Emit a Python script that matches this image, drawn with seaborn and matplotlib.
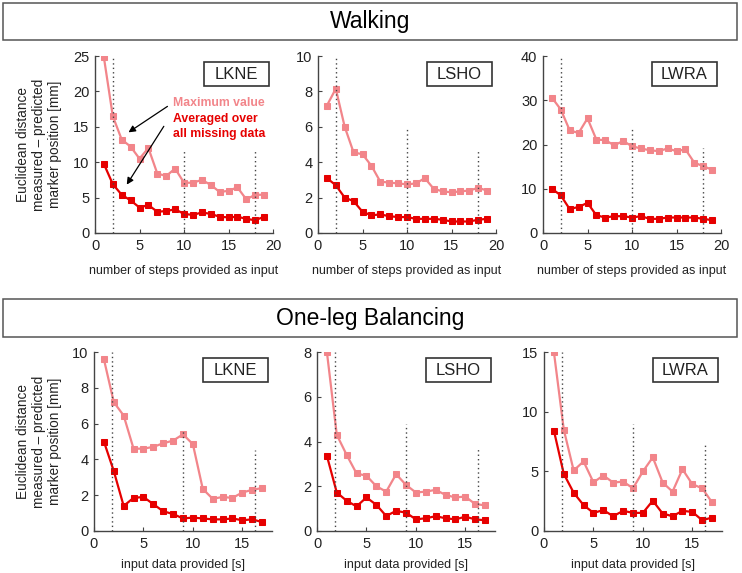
import numpy as np
import pandas as pd
import matplotlib
matplotlib.use("Agg")
import matplotlib.pyplot as plt
from matplotlib.patches import Rectangle
import seaborn as sns

# ---- data ----
steps_walk = list(range(1, 20))
steps_bal = list(range(1, 18))

walk_lkne_max = [24.8, 16.5, 13.2, 12.2, 10.5, 12.0, 8.4, 8.05, 9.1, 7.1, 7.1, 7.5, 6.8, 5.8, 5.95, 6.45, 4.75, 5.4, 5.4]
walk_lkne_avg = [9.75, 6.9, 5.4, 4.6, 3.6, 3.95, 3.0, 3.1, 3.35, 2.7, 2.55, 2.9, 2.7, 2.3, 2.2, 2.3, 2.0, 1.8, 2.3]
walk_lsho_max = [7.2, 8.15, 6.0, 4.55, 4.45, 3.8, 2.9, 2.85, 2.8, 2.75, 2.8, 3.1, 2.5, 2.35, 2.3, 2.35, 2.4, 2.55, 2.4]
walk_lsho_avg = [3.1, 2.7, 2.0, 1.8, 1.2, 1.0, 1.05, 0.95, 0.9, 0.9, 0.8, 0.8, 0.8, 0.75, 0.65, 0.65, 0.65, 0.75, 0.8]
walk_lwra_max = [30.6, 27.9, 23.2, 22.6, 25.9, 21.1, 21.0, 19.8, 20.8, 19.6, 19.1, 18.7, 18.5, 19.1, 18.5, 18.9, 15.9, 15.1, 14.3]
walk_lwra_avg = [10.0, 8.5, 5.4, 5.9, 6.8, 4.0, 3.5, 3.8, 3.8, 3.5, 3.8, 3.2, 3.2, 3.5, 3.5, 3.5, 3.5, 3.2, 2.9]

bal_lkne_max = [9.6, 7.2, 6.45, 4.6, 4.6, 4.7, 4.9, 5.05, 5.4, 4.85, 2.35, 1.8, 1.9, 1.85, 2.15, 2.3, 2.4]
bal_lkne_avg = [5.0, 3.35, 1.4, 1.85, 1.9, 1.5, 1.1, 0.95, 0.7, 0.75, 0.7, 0.65, 0.65, 0.7, 0.6, 0.65, 0.5]
bal_lsho_max = [8.0, 4.3, 3.4, 2.57, 2.47, 2.0, 1.76, 2.54, 2.06, 1.72, 1.76, 1.84, 1.61, 1.5, 1.54, 1.2, 1.15]
bal_lsho_avg = [3.36, 1.72, 1.35, 1.1, 1.5, 1.17, 0.67, 0.9, 0.82, 0.52, 0.57, 0.66, 0.57, 0.52, 0.64, 0.52, 0.48]
bal_lwra_max = [15.0, 8.5, 5.07, 5.83, 4.08, 4.65, 4.06, 4.14, 3.58, 4.99, 6.17, 4.06, 3.3, 5.18, 3.92, 3.58, 2.39]
bal_lwra_avg = [8.42, 4.79, 3.21, 2.17, 1.52, 1.75, 1.24, 1.69, 1.52, 1.52, 2.54, 1.46, 1.24, 1.69, 1.6, 0.9, 1.13]

markers = ["LKNE", "LSHO", "LWRA"]
walk_dotted_x = [2, 10, 18]
bal_dotted_x = [1.8, 9.0, 16.3]
walk_yticks = [[0, 5, 10, 15, 20, 25], [0, 2, 4, 6, 8, 10], [0, 10, 20, 30, 40]]
bal_yticks = [[0, 2, 4, 6, 8, 10], [0, 2, 4, 6, 8], [0, 5, 10, 15]]

light = "#F2858A"
dark = "#E60000"
txt = "#222222"

sns.set_theme(style="white")
plt.rcParams['font.family'] = ['Liberation Sans', 'DejaVu Sans']

fig = plt.figure(figsize=(7.42, 5.73), dpi=100)

W, H = 742.0, 573.0


def header(y_top, y_bot, label):
    fig.patches.append(Rectangle((3 / W, 1 - y_bot / H), 734 / W, (y_bot - y_top) / H,
                                 transform=fig.transFigure, fill=False,
                                 edgecolor="#555555", lw=1.1))
    fig.text(370 / W, 1 - (y_top + y_bot) / 2 / H, label, ha="center", va="center",
             fontsize=16.5, color="black")


header(3, 40, "Walking")
header(299, 337, "One-leg Balancing")


def panel(left_px, bot_px, h_px, x, ymax_vals, yavg_vals, xmax, yticks, xticks,
          dotted, dotted_h, name, xlabel, lpad):
    ax = fig.add_axes([left_px / W, 1 - bot_px / H, 178 / W, h_px / H])
    sns.lineplot(x=x, y=ymax_vals, ax=ax, color=light, marker="s", markersize=5,
                 markeredgecolor=light, linewidth=1.6)
    sns.lineplot(x=x, y=yavg_vals, ax=ax, color=dark, marker="s", markersize=5,
                 markeredgecolor=dark, linewidth=1.6)
    for xv, hv in zip(dotted, dotted_h):
        ax.axvline(xv, ymin=0, ymax=hv, ls=(0, (1, 2.2)), color="#444444", lw=1.0)
    ax.set_xlim(0, xmax)
    ax.set_ylim(0, yticks[-1])
    ax.set_xticks(xticks)
    ax.set_yticks(yticks)
    for s in ["top", "right"]:
        ax.spines[s].set_visible(False)
    for s in ["left", "bottom"]:
        ax.spines[s].set_color("#444444")
        ax.spines[s].set_linewidth(1.0)
    ax.tick_params(direction="in", length=3, width=0.8, color="#444444",
                   labelsize=10.5, labelcolor=txt, pad=4, left=True, bottom=True)
    ax.set_xlabel(xlabel, fontsize=9, color=txt, labelpad=lpad)
    ax.add_patch(Rectangle((0.61, 0.83), 0.365, 0.135, transform=ax.transAxes,
                           fill=False, edgecolor="#333333", lw=1.2, clip_on=False))
    ax.text(0.7925, 0.8975, name, transform=ax.transAxes, ha="center", va="center",
            fontsize=12, color=txt)
    return ax


walk_sets = [(walk_lkne_max, walk_lkne_avg), (walk_lsho_max, walk_lsho_avg), (walk_lwra_max, walk_lwra_avg)]
bal_sets = [(bal_lkne_max, bal_lkne_avg), (bal_lsho_max, bal_lsho_avg), (bal_lwra_max, bal_lwra_avg)]
walk_lefts = [95, 318, 543]
bal_lefts = [94, 317, 544]
walk_dh = [[1.0, 0.47, 0.47], [1.0, 0.6, 0.47], [1.0, 0.6, 0.48]]
bal_dh = [[1.0, 0.57, 0.45], [1.0, 0.6, 0.47], [1.0, 0.6, 0.48]]

axes_top = []
for i in range(3):
    ax = panel(walk_lefts[i], 233, 177, steps_walk, walk_sets[i][0], walk_sets[i][1], 20,
               walk_yticks[i], [0, 5, 10, 15, 20], walk_dotted_x, walk_dh[i], markers[i],
               "number of steps provided as input", 9)
    axes_top.append(ax)
for i in range(3):
    panel(bal_lefts[i], 531, 179, steps_bal, bal_sets[i][0], bal_sets[i][1], 18,
          bal_yticks[i], [0, 5, 10, 15], bal_dotted_x, bal_dh[i], markers[i],
          "input data provided [s]", 6)

# legend-like annotation in the first panel
ax0 = axes_top[0]
ax0.text(8.8, 18.4, "Maximum value", color=light, fontsize=8.8, fontweight="bold", va="center")
ax0.text(8.8, 16.1, "Averaged over", color=dark, fontsize=8.8, fontweight="bold", va="center")
ax0.text(8.8, 14.0, "all missing data", color=dark, fontsize=8.8, fontweight="bold", va="center")
ax0.annotate("", xy=(3.5, 14.0), xytext=(8.4, 18.1),
             arrowprops=dict(arrowstyle="-|>", color="black", lw=0.9, mutation_scale=10))
ax0.annotate("", xy=(3.4, 6.5), xytext=(7.9, 15.4),
             arrowprops=dict(arrowstyle="-|>", color="black", lw=0.9, mutation_scale=10))

ylab = "Euclidean distance\nmeasured \u2013 predicted\nmarker position [mm]"
fig.text(39 / W, 1 - 144.5 / H, ylab, rotation=90, ha="center", va="center",
         multialignment="center", fontsize=9.8, color=txt, linespacing=1.15)
fig.text(39 / W, 1 - 441.5 / H, ylab, rotation=90, ha="center", va="center",
         multialignment="center", fontsize=9.8, color=txt, linespacing=1.15)

fig.savefig("out.png", dpi=100)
__________________________________________________
**WHAT IS BEING ASKED**: Would you reproduce the lines above, from the very first through the line containing "import seaborn as sns", exactly and without the pictures?

**TASK RESULT**:
Emit a Python script that matches this image, drawn with seaborn and matplotlib.
import numpy as np
import pandas as pd
import matplotlib
matplotlib.use("Agg")
import matplotlib.pyplot as plt
from matplotlib.patches import Rectangle
import seaborn as sns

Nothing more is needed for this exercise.